Dr Hempel and the Emergency

Madam, – Liv Hempel, the daughter of Dr Eduard Hempel – Nazi Germany’s envoy to Dublin from July 1937 to May 1945 – describes…

Madam, – Liv Hempel, the daughter of Dr Eduard Hempel – Nazi Germany’s envoy to Dublin from July 1937 to May 1945 – describes her father, as “a good man with no love for that regime” and says that he “had no Nazi tendencies. He loved his country.” (Weekend Review, May 14th).

Dr Hempel is the same man photographed giving the full Nazi salute in his box at the 1938 Royal Dublin Horse in the presence of taoiseach Éamon de Valera and president Douglas Hyde? And he is the exact same man who assisted Nazi spies in Ireland during the war years and secretly operated a radio transmitter from his legation, sending back information to Berlin in order to further the Nazi war effort? All of these actions were entirely consistent with his sworn oath of allegiance made on becoming a member of the Nazi Party to put the party first and foremost before his country, as when he pledged that he would be “true and obedient to the Führer of the German Reich and people, Adolf Hitler”. Also, there is the simple fact that from early 1937 German diplomats and consuls were not permitted to serve abroad unless they had first been thoroughly cleared by the Nazi organisation known as the Auslandsorganisation, demonstrating to it clear proof of their pro-Nazi credentials and attitudes.

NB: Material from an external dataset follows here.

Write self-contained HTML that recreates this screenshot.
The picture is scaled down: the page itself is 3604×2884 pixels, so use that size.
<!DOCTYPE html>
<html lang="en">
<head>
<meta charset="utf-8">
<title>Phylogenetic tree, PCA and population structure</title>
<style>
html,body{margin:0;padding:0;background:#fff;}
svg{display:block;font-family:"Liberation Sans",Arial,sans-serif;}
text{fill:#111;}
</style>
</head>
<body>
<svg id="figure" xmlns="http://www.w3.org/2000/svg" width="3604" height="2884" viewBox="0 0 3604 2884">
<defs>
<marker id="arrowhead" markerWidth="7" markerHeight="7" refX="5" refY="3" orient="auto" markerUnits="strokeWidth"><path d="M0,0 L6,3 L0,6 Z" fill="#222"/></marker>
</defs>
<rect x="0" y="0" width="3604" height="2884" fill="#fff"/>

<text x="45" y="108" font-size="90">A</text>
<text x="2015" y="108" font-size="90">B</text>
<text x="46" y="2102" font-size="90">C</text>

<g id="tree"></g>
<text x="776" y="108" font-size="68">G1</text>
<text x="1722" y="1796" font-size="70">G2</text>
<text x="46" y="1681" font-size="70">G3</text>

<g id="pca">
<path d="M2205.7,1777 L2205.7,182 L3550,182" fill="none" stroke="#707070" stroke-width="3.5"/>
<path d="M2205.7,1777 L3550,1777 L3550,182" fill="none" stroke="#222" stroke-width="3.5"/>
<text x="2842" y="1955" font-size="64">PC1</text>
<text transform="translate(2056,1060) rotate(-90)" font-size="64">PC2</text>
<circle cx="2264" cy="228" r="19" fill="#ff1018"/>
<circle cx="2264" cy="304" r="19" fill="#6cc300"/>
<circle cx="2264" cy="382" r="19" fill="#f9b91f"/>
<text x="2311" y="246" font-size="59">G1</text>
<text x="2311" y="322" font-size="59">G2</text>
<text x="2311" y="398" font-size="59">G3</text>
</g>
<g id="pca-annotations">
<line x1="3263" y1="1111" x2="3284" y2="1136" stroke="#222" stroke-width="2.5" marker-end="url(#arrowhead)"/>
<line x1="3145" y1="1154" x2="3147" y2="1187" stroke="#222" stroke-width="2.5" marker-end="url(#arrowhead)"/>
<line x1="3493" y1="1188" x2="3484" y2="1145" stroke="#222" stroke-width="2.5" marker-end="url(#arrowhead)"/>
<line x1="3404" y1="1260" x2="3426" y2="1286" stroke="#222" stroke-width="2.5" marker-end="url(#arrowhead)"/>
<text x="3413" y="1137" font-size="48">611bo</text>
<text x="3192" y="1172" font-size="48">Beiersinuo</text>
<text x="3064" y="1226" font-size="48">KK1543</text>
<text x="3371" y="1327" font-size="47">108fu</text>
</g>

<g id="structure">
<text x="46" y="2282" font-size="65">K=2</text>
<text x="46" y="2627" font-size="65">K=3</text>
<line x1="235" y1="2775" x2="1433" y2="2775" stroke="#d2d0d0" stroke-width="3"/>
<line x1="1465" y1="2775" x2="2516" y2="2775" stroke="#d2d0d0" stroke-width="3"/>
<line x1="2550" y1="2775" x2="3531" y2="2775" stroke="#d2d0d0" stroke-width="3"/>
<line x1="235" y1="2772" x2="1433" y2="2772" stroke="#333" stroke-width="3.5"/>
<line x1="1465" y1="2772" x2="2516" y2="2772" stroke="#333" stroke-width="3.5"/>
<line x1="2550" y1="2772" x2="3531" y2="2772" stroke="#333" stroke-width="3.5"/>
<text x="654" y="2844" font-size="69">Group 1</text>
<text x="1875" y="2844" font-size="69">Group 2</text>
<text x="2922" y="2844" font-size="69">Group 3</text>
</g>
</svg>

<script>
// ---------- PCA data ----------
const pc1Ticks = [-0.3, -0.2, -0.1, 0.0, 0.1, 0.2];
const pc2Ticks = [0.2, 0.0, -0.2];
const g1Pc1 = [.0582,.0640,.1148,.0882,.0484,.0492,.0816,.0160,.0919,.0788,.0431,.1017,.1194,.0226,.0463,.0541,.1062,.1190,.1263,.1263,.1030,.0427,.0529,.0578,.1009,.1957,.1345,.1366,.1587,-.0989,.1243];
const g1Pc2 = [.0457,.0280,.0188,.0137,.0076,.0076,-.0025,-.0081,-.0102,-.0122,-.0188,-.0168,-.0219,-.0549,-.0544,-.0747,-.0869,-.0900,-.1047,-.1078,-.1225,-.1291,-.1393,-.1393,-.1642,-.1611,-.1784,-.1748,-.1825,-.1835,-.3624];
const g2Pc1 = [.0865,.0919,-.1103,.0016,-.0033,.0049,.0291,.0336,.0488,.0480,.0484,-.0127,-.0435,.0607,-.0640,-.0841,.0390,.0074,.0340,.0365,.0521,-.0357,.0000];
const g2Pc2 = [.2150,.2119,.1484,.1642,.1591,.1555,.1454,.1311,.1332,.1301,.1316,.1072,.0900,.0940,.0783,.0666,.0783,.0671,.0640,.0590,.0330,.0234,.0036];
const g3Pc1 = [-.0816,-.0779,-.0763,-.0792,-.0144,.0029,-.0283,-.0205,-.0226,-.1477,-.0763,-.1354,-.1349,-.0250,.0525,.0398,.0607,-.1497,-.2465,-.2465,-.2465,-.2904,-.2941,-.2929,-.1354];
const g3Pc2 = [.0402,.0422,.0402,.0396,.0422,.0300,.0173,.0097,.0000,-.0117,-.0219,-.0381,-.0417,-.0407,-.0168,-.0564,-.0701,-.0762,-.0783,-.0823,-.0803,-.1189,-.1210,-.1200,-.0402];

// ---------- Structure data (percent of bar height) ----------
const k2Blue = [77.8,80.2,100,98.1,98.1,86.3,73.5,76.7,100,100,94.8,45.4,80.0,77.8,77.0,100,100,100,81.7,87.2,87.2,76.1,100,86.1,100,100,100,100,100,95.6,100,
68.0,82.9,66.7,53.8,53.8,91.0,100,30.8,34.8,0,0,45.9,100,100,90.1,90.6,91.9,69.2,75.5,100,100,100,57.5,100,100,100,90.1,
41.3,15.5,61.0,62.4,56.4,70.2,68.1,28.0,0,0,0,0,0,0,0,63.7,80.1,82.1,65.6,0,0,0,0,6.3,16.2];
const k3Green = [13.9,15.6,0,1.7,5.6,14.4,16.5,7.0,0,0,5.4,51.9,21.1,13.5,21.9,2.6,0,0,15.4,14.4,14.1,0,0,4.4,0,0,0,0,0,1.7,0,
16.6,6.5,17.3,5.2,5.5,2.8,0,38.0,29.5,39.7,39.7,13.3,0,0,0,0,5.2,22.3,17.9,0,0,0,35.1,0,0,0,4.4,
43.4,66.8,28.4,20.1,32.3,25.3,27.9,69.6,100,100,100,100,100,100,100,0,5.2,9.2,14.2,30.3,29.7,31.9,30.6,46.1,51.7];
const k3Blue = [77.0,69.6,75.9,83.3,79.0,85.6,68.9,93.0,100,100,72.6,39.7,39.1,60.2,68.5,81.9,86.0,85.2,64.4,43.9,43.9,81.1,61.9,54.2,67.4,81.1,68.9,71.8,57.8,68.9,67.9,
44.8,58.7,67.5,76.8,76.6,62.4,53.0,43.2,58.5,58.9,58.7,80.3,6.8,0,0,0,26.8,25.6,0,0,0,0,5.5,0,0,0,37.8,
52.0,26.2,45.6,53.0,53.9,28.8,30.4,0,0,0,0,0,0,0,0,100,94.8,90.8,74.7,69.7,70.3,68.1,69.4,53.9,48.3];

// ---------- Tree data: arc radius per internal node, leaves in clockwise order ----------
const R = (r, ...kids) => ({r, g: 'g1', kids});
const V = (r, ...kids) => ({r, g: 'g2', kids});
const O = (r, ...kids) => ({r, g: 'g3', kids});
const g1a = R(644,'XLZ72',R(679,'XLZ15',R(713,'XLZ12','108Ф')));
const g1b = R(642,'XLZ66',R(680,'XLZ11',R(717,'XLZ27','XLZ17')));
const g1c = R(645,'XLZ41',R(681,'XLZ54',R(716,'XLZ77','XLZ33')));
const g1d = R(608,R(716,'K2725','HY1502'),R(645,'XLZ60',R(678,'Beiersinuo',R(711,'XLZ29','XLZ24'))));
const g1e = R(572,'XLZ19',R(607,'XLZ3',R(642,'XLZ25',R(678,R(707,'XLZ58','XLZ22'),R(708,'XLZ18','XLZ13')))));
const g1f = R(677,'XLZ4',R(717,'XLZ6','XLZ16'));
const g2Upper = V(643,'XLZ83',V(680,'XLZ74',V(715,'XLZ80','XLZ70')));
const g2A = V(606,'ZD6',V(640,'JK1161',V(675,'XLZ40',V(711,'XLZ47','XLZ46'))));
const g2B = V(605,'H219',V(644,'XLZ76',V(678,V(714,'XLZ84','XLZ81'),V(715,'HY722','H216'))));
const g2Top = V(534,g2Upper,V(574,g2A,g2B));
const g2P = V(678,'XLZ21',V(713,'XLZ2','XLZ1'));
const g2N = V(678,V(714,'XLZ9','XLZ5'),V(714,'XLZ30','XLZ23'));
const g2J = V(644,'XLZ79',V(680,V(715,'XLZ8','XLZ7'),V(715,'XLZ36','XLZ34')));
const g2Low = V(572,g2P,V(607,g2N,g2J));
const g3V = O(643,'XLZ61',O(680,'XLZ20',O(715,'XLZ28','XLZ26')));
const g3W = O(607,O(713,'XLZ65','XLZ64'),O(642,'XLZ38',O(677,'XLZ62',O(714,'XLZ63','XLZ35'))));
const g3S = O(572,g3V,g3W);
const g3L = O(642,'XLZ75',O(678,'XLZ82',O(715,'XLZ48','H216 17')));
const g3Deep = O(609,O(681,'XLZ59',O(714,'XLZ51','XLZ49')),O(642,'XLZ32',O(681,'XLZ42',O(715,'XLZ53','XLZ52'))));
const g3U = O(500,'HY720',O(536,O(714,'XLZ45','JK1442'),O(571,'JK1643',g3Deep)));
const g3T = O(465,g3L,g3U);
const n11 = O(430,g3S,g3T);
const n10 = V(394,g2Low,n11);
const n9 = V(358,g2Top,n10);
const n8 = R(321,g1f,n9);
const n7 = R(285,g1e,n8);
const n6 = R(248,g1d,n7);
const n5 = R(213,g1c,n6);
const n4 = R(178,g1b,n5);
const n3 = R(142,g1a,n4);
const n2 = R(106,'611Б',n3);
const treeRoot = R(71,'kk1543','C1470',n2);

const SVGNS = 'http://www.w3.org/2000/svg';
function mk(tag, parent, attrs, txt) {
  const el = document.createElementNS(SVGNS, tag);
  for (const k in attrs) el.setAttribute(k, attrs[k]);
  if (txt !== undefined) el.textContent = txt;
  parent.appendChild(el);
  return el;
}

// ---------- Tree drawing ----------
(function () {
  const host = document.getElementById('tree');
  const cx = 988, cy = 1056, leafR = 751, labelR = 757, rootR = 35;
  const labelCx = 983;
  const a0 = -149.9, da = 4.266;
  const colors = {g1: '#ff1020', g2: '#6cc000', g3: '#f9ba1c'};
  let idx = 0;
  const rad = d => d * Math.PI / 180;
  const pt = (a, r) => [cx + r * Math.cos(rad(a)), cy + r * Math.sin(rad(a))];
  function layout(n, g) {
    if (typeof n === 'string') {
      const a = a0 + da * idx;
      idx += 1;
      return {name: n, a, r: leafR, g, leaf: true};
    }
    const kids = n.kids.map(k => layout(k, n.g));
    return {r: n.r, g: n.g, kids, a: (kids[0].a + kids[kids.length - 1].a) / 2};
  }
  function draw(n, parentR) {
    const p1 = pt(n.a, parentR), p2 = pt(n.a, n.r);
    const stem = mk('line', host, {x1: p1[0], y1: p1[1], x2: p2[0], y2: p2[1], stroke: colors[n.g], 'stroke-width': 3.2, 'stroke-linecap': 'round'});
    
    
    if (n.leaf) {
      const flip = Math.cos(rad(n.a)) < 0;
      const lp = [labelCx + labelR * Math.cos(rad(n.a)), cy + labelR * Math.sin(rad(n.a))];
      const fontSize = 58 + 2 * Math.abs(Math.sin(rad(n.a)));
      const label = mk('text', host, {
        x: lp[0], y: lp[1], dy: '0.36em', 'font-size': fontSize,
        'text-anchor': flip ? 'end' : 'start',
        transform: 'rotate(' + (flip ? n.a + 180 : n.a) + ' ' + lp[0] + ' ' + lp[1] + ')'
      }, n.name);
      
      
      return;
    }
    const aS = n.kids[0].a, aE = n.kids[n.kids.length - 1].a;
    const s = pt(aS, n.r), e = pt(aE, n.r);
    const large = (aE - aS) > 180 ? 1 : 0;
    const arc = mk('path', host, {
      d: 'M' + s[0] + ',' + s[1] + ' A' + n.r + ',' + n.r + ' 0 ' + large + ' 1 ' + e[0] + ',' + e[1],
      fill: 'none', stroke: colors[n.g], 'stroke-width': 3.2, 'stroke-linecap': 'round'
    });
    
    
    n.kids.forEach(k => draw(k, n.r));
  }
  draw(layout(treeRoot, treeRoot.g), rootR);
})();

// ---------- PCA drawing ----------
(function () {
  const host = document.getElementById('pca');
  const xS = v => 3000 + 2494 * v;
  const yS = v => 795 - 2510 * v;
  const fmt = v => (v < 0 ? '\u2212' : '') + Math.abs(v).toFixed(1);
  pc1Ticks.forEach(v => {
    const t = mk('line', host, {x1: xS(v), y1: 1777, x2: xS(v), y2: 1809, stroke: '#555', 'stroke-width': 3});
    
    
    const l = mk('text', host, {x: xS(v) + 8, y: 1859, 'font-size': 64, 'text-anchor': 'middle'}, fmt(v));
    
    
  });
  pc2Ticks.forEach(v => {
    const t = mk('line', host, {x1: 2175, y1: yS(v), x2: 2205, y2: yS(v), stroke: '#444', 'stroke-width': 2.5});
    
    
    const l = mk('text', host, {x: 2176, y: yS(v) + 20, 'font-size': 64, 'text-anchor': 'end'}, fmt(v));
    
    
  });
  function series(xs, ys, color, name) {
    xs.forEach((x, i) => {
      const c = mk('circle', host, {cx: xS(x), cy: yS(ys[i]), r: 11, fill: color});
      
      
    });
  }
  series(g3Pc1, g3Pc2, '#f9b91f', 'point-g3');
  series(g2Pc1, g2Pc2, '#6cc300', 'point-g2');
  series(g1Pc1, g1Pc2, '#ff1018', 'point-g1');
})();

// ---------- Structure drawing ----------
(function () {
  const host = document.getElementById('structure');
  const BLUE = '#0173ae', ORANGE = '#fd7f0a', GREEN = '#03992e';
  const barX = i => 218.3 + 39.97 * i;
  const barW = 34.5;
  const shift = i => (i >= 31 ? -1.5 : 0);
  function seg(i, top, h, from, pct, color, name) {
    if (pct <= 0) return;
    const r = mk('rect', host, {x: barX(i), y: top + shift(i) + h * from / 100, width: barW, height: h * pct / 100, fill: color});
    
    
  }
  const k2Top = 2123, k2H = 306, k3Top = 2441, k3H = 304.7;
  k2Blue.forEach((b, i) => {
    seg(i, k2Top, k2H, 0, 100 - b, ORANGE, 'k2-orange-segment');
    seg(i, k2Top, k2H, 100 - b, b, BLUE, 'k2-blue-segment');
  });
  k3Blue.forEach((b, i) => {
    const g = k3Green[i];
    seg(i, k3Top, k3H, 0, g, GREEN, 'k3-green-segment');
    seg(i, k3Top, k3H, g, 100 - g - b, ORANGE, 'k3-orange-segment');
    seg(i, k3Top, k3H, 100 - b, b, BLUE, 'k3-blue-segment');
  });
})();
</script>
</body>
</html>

Dr Hempel's pro-Nazi attitude was also shown in his reaction to the staging of the play, The Refugee, at Dublin's Peacock Theatre. This play concerned a Jewish refugee from Nazi persecution in Austria and contained a number of references to concentration camps. Dr Hempel complained to government officials about this, and the controller of censorship – to his shame – ended up compelling the author to make certain changes. The result was a play that was only performed after all references to the concentration camps had been expunged from it, and only after the central character became a non-Jewish "Hungarian" refugee. We can be certain that had Ireland been occupied by the Nazis it would not merely have been Jewish plays that would have been expunged.

– Yours, etc,

IVOR SHORTS, Rathfarnham, Dublin 16.